__Short problem__
Reproduce nothing but the lines from the start of the material through the line that includes "Chart.register(...registerables);", both ends included, and omit every picture.

[Plotting code records]
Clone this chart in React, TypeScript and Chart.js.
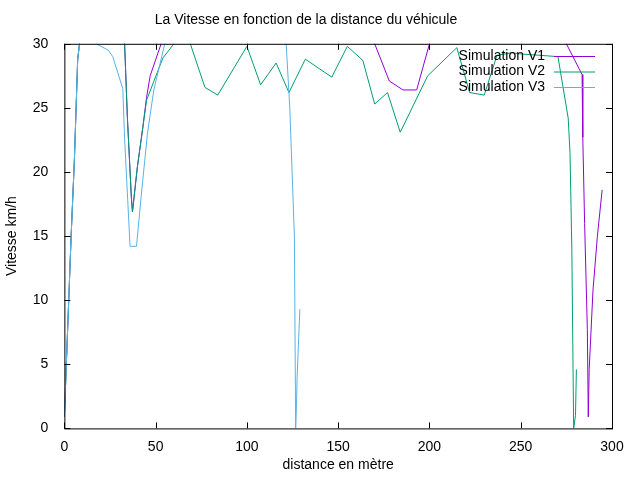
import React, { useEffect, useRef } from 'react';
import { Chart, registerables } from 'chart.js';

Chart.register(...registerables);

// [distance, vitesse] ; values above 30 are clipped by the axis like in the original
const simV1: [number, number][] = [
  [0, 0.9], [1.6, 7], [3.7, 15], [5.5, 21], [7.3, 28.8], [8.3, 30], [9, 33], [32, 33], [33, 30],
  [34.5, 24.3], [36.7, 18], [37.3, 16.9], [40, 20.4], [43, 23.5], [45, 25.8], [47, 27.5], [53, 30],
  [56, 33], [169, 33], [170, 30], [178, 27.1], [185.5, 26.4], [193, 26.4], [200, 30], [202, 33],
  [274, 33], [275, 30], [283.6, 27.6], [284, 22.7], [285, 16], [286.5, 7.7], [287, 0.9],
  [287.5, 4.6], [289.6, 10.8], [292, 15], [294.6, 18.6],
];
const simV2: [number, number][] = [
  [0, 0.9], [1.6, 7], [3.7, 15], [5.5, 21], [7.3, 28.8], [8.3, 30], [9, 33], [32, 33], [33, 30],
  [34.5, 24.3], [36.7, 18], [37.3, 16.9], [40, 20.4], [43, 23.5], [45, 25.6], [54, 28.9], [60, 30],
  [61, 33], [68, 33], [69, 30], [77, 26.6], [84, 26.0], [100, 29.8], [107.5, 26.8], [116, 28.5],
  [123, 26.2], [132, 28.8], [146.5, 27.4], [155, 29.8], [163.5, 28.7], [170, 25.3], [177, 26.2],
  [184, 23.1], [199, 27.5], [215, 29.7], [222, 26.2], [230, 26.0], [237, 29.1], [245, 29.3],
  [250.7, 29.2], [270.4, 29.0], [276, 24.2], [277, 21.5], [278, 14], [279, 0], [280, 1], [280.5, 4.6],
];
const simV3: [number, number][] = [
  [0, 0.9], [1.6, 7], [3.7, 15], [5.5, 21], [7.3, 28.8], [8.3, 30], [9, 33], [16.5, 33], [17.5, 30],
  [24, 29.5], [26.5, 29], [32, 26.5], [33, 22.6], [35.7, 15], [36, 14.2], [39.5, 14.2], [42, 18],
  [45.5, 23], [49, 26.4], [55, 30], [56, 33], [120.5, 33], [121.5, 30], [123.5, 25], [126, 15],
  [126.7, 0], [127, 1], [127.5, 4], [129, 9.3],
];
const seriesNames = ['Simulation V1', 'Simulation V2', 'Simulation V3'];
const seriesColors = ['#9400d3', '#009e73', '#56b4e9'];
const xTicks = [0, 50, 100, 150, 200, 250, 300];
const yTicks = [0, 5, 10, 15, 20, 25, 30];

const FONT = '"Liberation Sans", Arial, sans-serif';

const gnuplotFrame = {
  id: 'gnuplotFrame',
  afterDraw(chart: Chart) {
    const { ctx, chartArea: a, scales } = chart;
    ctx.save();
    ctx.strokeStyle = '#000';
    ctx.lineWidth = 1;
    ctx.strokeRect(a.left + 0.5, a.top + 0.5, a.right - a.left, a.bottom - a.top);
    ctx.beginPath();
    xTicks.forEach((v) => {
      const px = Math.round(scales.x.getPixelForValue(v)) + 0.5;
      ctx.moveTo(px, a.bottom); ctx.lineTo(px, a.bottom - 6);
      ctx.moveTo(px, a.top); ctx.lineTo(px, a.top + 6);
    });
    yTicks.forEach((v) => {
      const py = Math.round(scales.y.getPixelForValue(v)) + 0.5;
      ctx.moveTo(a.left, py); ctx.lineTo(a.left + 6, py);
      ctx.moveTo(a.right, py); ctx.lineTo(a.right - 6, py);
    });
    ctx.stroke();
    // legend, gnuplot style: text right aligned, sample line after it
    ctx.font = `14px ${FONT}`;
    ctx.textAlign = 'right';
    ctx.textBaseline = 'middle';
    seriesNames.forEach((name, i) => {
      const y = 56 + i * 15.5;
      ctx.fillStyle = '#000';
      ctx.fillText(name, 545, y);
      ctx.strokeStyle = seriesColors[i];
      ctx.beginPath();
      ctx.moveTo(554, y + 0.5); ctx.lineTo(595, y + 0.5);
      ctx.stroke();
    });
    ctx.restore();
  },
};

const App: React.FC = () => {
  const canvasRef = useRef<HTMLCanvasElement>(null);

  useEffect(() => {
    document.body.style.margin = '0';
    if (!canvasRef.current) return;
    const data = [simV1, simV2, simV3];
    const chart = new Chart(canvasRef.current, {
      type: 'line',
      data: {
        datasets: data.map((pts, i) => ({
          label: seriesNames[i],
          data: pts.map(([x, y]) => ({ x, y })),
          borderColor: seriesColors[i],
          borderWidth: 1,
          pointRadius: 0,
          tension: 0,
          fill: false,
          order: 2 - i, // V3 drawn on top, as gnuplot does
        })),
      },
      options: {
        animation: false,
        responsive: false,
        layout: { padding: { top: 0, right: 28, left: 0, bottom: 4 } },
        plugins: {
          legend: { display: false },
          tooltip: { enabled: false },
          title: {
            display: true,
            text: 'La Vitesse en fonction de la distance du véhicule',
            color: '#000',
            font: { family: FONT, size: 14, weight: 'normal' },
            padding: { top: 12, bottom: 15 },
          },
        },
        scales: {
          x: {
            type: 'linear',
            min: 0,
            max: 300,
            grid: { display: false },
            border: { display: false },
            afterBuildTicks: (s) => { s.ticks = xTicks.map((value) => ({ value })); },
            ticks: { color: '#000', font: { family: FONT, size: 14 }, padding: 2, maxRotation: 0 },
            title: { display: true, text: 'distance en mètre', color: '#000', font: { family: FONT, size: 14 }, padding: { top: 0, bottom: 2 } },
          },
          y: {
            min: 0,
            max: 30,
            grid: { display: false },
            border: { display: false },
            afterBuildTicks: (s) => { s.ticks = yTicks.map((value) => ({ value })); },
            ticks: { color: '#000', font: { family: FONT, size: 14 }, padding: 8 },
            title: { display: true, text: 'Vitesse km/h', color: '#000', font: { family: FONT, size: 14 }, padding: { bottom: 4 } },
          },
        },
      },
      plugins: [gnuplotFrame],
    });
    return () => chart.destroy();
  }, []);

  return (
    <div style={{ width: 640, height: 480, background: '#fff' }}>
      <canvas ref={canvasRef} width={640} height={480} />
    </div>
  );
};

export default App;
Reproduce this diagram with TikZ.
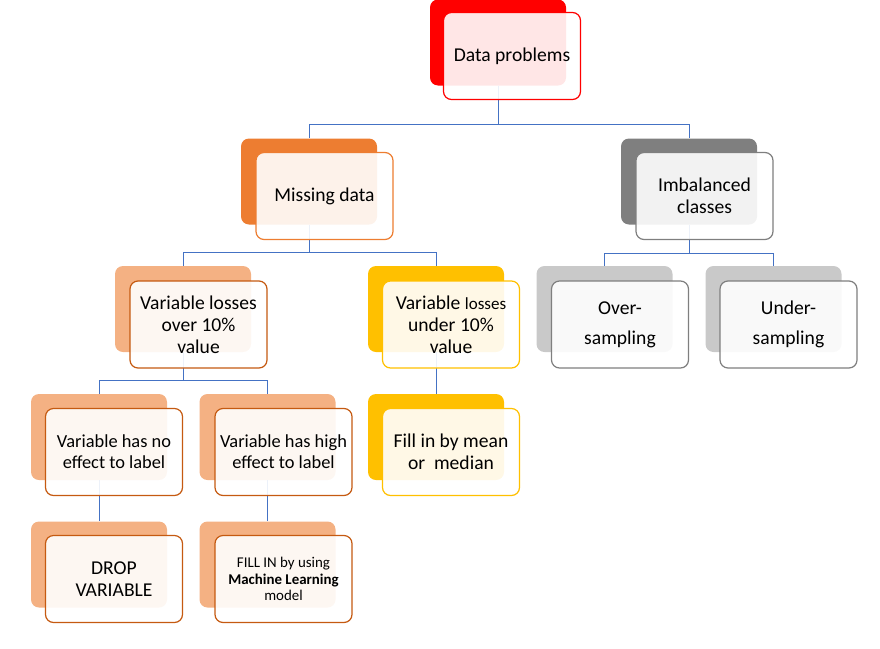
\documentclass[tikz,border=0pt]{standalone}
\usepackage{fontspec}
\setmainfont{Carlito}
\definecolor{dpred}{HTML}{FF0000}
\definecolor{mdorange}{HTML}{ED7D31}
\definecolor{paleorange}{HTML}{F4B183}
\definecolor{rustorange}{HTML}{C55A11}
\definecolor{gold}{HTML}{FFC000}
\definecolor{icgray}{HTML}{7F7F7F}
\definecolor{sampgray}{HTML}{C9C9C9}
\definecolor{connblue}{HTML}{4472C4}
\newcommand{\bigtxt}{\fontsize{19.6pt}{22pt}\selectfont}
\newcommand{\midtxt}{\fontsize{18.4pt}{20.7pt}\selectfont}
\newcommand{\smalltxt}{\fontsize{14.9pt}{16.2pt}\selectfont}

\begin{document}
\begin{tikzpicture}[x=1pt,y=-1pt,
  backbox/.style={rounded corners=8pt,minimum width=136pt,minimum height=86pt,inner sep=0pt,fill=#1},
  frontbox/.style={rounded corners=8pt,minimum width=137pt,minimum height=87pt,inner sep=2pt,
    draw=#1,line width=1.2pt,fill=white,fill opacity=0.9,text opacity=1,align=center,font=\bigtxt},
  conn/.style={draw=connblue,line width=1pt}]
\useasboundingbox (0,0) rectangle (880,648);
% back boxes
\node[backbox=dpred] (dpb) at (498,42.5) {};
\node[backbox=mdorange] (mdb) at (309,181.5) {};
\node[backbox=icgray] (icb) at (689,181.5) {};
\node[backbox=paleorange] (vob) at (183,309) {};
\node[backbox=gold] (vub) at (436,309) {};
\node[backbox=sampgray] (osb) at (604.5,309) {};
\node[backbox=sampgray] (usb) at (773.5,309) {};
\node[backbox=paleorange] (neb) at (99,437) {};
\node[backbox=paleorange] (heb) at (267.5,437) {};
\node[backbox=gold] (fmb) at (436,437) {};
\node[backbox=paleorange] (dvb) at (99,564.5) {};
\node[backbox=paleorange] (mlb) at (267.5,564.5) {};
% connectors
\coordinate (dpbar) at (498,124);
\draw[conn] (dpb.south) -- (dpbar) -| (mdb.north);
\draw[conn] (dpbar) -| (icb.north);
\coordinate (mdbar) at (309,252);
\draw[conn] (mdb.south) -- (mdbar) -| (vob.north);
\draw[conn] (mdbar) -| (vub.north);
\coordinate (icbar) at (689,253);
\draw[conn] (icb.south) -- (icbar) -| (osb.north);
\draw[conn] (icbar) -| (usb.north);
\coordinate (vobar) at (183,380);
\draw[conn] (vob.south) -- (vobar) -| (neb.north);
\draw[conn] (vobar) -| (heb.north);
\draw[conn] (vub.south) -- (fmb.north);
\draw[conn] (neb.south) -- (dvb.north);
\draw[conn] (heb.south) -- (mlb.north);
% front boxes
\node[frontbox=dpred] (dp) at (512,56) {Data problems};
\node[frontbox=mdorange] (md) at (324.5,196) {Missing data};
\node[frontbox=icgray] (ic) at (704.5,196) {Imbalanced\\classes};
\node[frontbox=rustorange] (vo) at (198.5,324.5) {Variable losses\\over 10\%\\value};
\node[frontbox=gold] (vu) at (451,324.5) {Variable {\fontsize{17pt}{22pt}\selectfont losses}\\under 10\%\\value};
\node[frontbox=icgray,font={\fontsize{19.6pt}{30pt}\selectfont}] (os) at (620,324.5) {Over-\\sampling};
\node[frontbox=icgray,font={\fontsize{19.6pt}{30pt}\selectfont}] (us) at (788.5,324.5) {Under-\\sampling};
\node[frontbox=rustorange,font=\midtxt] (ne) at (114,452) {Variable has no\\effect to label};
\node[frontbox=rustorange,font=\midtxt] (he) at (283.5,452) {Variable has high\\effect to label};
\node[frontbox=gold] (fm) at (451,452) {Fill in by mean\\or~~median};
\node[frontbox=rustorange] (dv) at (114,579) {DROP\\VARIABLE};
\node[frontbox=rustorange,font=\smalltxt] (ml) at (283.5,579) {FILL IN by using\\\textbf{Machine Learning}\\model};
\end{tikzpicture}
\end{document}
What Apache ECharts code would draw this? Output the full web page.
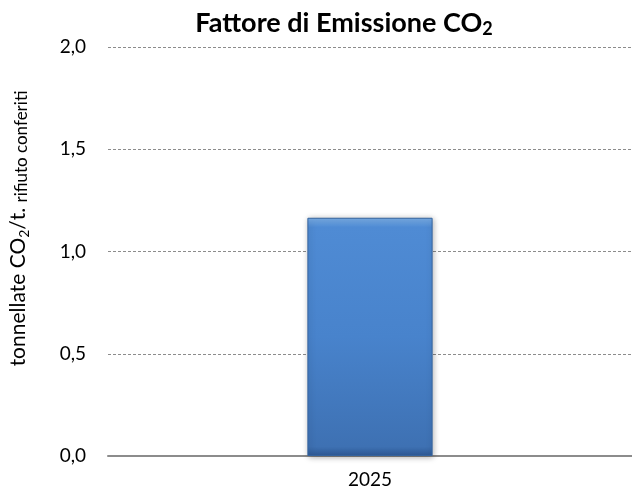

__Result of the exercise__
Clone this chart in React, TypeScript and Chart.js.
import React, { useEffect, useRef } from 'react';
import { Chart, registerables } from 'chart.js';

Chart.register(...registerables);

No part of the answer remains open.